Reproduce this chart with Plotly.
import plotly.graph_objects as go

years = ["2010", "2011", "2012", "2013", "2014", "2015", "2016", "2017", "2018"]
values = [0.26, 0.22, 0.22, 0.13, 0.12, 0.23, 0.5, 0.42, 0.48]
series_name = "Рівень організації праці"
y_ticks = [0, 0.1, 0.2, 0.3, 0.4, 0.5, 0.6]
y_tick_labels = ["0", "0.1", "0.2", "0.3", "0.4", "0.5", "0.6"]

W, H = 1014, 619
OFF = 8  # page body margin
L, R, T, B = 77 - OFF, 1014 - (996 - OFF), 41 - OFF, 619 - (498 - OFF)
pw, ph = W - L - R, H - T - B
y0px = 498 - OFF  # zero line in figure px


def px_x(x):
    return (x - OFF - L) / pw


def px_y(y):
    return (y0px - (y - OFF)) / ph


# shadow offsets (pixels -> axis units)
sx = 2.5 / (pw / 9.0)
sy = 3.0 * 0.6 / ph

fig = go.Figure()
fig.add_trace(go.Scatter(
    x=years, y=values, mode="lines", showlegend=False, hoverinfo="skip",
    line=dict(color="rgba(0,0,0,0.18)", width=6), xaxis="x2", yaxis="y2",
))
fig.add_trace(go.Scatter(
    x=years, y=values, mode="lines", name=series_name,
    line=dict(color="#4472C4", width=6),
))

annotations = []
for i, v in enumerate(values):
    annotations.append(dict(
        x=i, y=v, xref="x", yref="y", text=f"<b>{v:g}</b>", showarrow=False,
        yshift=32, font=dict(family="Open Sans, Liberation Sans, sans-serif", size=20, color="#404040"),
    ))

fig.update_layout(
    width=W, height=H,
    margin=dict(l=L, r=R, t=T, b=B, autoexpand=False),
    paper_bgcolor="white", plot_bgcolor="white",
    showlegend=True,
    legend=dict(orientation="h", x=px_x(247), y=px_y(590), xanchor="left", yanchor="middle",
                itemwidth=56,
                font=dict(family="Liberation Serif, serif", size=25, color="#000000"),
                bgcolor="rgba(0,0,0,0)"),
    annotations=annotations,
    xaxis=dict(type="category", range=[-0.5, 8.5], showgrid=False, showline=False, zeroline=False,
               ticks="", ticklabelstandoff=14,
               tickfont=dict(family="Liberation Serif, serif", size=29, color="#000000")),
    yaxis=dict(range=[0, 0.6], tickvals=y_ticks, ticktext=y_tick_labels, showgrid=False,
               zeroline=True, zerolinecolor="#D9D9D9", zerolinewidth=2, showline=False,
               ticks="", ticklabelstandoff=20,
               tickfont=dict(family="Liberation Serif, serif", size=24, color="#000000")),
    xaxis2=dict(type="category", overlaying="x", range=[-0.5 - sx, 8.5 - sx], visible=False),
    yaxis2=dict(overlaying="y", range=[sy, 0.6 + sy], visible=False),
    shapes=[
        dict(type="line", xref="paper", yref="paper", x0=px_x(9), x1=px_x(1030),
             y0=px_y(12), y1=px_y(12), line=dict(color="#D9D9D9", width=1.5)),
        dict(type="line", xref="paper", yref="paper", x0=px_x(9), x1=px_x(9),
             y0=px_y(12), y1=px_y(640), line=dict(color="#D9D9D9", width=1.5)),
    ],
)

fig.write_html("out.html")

********

## Exercise description
Give an exact copy of all the data shown above.

## Answer for the task
Reproduce this chart with Plotly.
import plotly.graph_objects as go

years = ["2010", "2011", "2012", "2013", "2014", "2015", "2016", "2017", "2018"]
values = [0.26, 0.22, 0.22, 0.13, 0.12, 0.23, 0.5, 0.42, 0.48]
series_name = "Рівень організації праці"
y_ticks = [0, 0.1, 0.2, 0.3, 0.4, 0.5, 0.6]
y_tick_labels = ["0", "0.1", "0.2", "0.3", "0.4", "0.5", "0.6"]

W, H = 1014, 619
OFF = 8  # page body margin
L, R, T, B = 77 - OFF, 1014 - (996 - OFF), 41 - OFF, 619 - (498 - OFF)
pw, ph = W - L - R, H - T - B
y0px = 498 - OFF  # zero line in figure px


def px_x(x):
    return (x - OFF - L) / pw


def px_y(y):
    return (y0px - (y - OFF)) / ph


# shadow offsets (pixels -> axis units)
sx = 2.5 / (pw / 9.0)
sy = 3.0 * 0.6 / ph

fig = go.Figure()
fig.add_trace(go.Scatter(
    x=years, y=values, mode="lines", showlegend=False, hoverinfo="skip",
    line=dict(color="rgba(0,0,0,0.18)", width=6), xaxis="x2", yaxis="y2",
))
fig.add_trace(go.Scatter(
    x=years, y=values, mode="lines", name=series_name,
    line=dict(color="#4472C4", width=6),
))

annotations = []
for i, v in enumerate(values):
    annotations.append(dict(
        x=i, y=v, xref="x", yref="y", text=f"<b>{v:g}</b>", showarrow=False,
        yshift=32, font=dict(family="Open Sans, Liberation Sans, sans-serif", size=20, color="#404040"),
    ))

fig.update_layout(
    width=W, height=H,
    margin=dict(l=L, r=R, t=T, b=B, autoexpand=False),
    paper_bgcolor="white", plot_bgcolor="white",
    showlegend=True,
    legend=dict(orientation="h", x=px_x(247), y=px_y(590), xanchor="left", yanchor="middle",
                itemwidth=56,
                font=dict(family="Liberation Serif, serif", size=25, color="#000000"),
                bgcolor="rgba(0,0,0,0)"),
    annotations=annotations,
    xaxis=dict(type="category", range=[-0.5, 8.5], showgrid=False, showline=False, zeroline=False,
               ticks="", ticklabelstandoff=14,
               tickfont=dict(family="Liberation Serif, serif", size=29, color="#000000")),
    yaxis=dict(range=[0, 0.6], tickvals=y_ticks, ticktext=y_tick_labels, showgrid=False,
               zeroline=True, zerolinecolor="#D9D9D9", zerolinewidth=2, showline=False,
               ticks="", ticklabelstandoff=20,
               tickfont=dict(family="Liberation Serif, serif", size=24, color="#000000")),
    xaxis2=dict(type="category", overlaying="x", range=[-0.5 - sx, 8.5 - sx], visible=False),
    yaxis2=dict(overlaying="y", range=[sy, 0.6 + sy], visible=False),
    shapes=[
        dict(type="line", xref="paper", yref="paper", x0=px_x(9), x1=px_x(1030),
             y0=px_y(12), y1=px_y(12), line=dict(color="#D9D9D9", width=1.5)),
        dict(type="line", xref="paper", yref="paper", x0=px_x(9), x1=px_x(9),
             y0=px_y(12), y1=px_y(640), line=dict(color="#D9D9D9", width=1.5)),
    ],
)

fig.write_html("out.html")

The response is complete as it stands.